* Instructions to follow
Return the data exactly, with all pictures removed.

* Data
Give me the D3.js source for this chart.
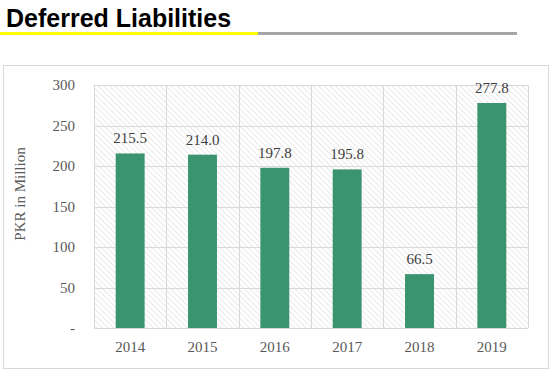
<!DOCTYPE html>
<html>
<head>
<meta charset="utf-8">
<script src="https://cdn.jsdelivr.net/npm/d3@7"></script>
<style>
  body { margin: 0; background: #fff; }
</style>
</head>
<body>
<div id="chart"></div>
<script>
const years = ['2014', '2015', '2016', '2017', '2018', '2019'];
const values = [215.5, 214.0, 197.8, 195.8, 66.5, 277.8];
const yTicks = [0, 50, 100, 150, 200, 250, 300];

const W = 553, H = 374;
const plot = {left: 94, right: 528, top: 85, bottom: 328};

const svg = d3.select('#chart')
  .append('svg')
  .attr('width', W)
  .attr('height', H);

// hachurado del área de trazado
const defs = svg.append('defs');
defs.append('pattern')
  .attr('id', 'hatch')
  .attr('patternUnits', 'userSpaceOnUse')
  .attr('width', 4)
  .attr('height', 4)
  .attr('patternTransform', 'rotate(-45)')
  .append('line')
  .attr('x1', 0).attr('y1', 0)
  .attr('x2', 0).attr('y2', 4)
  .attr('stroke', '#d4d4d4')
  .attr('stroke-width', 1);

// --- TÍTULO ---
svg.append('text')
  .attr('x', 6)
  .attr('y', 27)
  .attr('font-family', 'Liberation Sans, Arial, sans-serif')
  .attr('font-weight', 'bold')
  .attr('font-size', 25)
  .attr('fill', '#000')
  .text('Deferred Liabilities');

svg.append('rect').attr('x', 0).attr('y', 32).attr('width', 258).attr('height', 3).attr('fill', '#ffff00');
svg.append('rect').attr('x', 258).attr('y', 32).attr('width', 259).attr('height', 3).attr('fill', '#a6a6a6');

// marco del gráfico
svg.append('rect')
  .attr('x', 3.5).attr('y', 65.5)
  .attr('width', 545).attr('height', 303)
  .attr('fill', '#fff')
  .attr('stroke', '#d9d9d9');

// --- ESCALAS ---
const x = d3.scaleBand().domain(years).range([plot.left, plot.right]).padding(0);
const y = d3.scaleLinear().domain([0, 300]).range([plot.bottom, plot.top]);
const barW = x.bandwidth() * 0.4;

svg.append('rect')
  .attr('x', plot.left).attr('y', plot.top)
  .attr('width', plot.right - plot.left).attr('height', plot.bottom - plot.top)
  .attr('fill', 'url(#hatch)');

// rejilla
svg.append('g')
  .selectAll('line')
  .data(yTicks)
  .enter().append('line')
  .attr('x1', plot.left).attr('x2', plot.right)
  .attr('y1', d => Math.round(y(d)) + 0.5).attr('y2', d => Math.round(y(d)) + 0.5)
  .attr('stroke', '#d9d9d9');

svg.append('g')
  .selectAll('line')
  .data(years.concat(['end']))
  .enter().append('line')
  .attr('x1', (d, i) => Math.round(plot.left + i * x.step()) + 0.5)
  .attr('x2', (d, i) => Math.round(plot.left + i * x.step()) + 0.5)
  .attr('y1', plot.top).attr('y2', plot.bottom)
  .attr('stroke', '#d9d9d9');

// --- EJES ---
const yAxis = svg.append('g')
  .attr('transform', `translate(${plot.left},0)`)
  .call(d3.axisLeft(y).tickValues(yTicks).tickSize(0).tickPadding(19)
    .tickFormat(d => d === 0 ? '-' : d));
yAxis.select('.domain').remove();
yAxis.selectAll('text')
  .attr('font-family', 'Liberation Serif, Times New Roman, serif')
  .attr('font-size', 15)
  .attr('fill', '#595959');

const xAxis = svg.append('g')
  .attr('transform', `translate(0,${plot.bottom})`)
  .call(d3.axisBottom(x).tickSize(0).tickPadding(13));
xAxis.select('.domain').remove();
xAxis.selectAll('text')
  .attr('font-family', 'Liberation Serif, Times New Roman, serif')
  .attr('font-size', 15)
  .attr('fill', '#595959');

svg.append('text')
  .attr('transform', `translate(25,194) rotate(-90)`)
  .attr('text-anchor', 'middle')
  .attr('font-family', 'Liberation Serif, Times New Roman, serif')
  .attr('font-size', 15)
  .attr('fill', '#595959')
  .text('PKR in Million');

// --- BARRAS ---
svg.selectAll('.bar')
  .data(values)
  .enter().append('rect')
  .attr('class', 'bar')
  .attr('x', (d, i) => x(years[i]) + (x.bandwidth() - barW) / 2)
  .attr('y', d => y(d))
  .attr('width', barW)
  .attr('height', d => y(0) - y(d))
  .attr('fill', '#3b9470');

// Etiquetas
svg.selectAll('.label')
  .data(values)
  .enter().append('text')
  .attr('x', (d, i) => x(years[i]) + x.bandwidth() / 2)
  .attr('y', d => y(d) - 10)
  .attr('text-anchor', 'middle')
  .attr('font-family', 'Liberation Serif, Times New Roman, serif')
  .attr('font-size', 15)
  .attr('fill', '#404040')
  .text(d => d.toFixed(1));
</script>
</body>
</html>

* Response to this task
Give me the D3.js source for this chart.
<!DOCTYPE html>
<html>
<head>
<meta charset="utf-8">
<script src="https://cdn.jsdelivr.net/npm/d3@7"></script>
<style>
  body { margin: 0; background: #fff; }
</style>
</head>
<body>
<div id="chart"></div>
<script>
const years = ['2014', '2015', '2016', '2017', '2018', '2019'];
const values = [215.5, 214.0, 197.8, 195.8, 66.5, 277.8];
const yTicks = [0, 50, 100, 150, 200, 250, 300];

const W = 553, H = 374;
const plot = {left: 94, right: 528, top: 85, bottom: 328};

const svg = d3.select('#chart')
  .append('svg')
  .attr('width', W)
  .attr('height', H);

// hachurado del área de trazado
const defs = svg.append('defs');
defs.append('pattern')
  .attr('id', 'hatch')
  .attr('patternUnits', 'userSpaceOnUse')
  .attr('width', 4)
  .attr('height', 4)
  .attr('patternTransform', 'rotate(-45)')
  .append('line')
  .attr('x1', 0).attr('y1', 0)
  .attr('x2', 0).attr('y2', 4)
  .attr('stroke', '#d4d4d4')
  .attr('stroke-width', 1);

// --- TÍTULO ---
svg.append('text')
  .attr('x', 6)
  .attr('y', 27)
  .attr('font-family', 'Liberation Sans, Arial, sans-serif')
  .attr('font-weight', 'bold')
  .attr('font-size', 25)
  .attr('fill', '#000')
  .text('Deferred Liabilities');

svg.append('rect').attr('x', 0).attr('y', 32).attr('width', 258).attr('height', 3).attr('fill', '#ffff00');
svg.append('rect').attr('x', 258).attr('y', 32).attr('width', 259).attr('height', 3).attr('fill', '#a6a6a6');

// marco del gráfico
svg.append('rect')
  .attr('x', 3.5).attr('y', 65.5)
  .attr('width', 545).attr('height', 303)
  .attr('fill', '#fff')
  .attr('stroke', '#d9d9d9');

// --- ESCALAS ---
const x = d3.scaleBand().domain(years).range([plot.left, plot.right]).padding(0);
const y = d3.scaleLinear().domain([0, 300]).range([plot.bottom, plot.top]);
const barW = x.bandwidth() * 0.4;

svg.append('rect')
  .attr('x', plot.left).attr('y', plot.top)
  .attr('width', plot.right - plot.left).attr('height', plot.bottom - plot.top)
  .attr('fill', 'url(#hatch)');

// rejilla
svg.append('g')
  .selectAll('line')
  .data(yTicks)
  .enter().append('line')
  .attr('x1', plot.left).attr('x2', plot.right)
  .attr('y1', d => Math.round(y(d)) + 0.5).attr('y2', d => Math.round(y(d)) + 0.5)
  .attr('stroke', '#d9d9d9');

svg.append('g')
  .selectAll('line')
  .data(years.concat(['end']))
  .enter().append('line')
  .attr('x1', (d, i) => Math.round(plot.left + i * x.step()) + 0.5)
  .attr('x2', (d, i) => Math.round(plot.left + i * x.step()) + 0.5)
  .attr('y1', plot.top).attr('y2', plot.bottom)
  .attr('stroke', '#d9d9d9');

// --- EJES ---
const yAxis = svg.append('g')
  .attr('transform', `translate(${plot.left},0)`)
  .call(d3.axisLeft(y).tickValues(yTicks).tickSize(0).tickPadding(19)
    .tickFormat(d => d === 0 ? '-' : d));
yAxis.select('.domain').remove();
yAxis.selectAll('text')
  .attr('font-family', 'Liberation Serif, Times New Roman, serif')
  .attr('font-size', 15)
  .attr('fill', '#595959');

const xAxis = svg.append('g')
  .attr('transform', `translate(0,${plot.bottom})`)
  .call(d3.axisBottom(x).tickSize(0).tickPadding(13));
xAxis.select('.domain').remove();
xAxis.selectAll('text')
  .attr('font-family', 'Liberation Serif, Times New Roman, serif')
  .attr('font-size', 15)
  .attr('fill', '#595959');

svg.append('text')
  .attr('transform', `translate(25,194) rotate(-90)`)
  .attr('text-anchor', 'middle')
  .attr('font-family', 'Liberation Serif, Times New Roman, serif')
  .attr('font-size', 15)
  .attr('fill', '#595959')
  .text('PKR in Million');

// --- BARRAS ---
svg.selectAll('.bar')
  .data(values)
  .enter().append('rect')
  .attr('class', 'bar')
  .attr('x', (d, i) => x(years[i]) + (x.bandwidth() - barW) / 2)
  .attr('y', d => y(d))
  .attr('width', barW)
  .attr('height', d => y(0) - y(d))
  .attr('fill', '#3b9470');

// Etiquetas
svg.selectAll('.label')
  .data(values)
  .enter().append('text')
  .attr('x', (d, i) => x(years[i]) + x.bandwidth() / 2)
  .attr('y', d => y(d) - 10)
  .attr('text-anchor', 'middle')
  .attr('font-family', 'Liberation Serif, Times New Roman, serif')
  .attr('font-size', 15)
  .attr('fill', '#404040')
  .text(d => d.toFixed(1));
</script>
</body>
</html>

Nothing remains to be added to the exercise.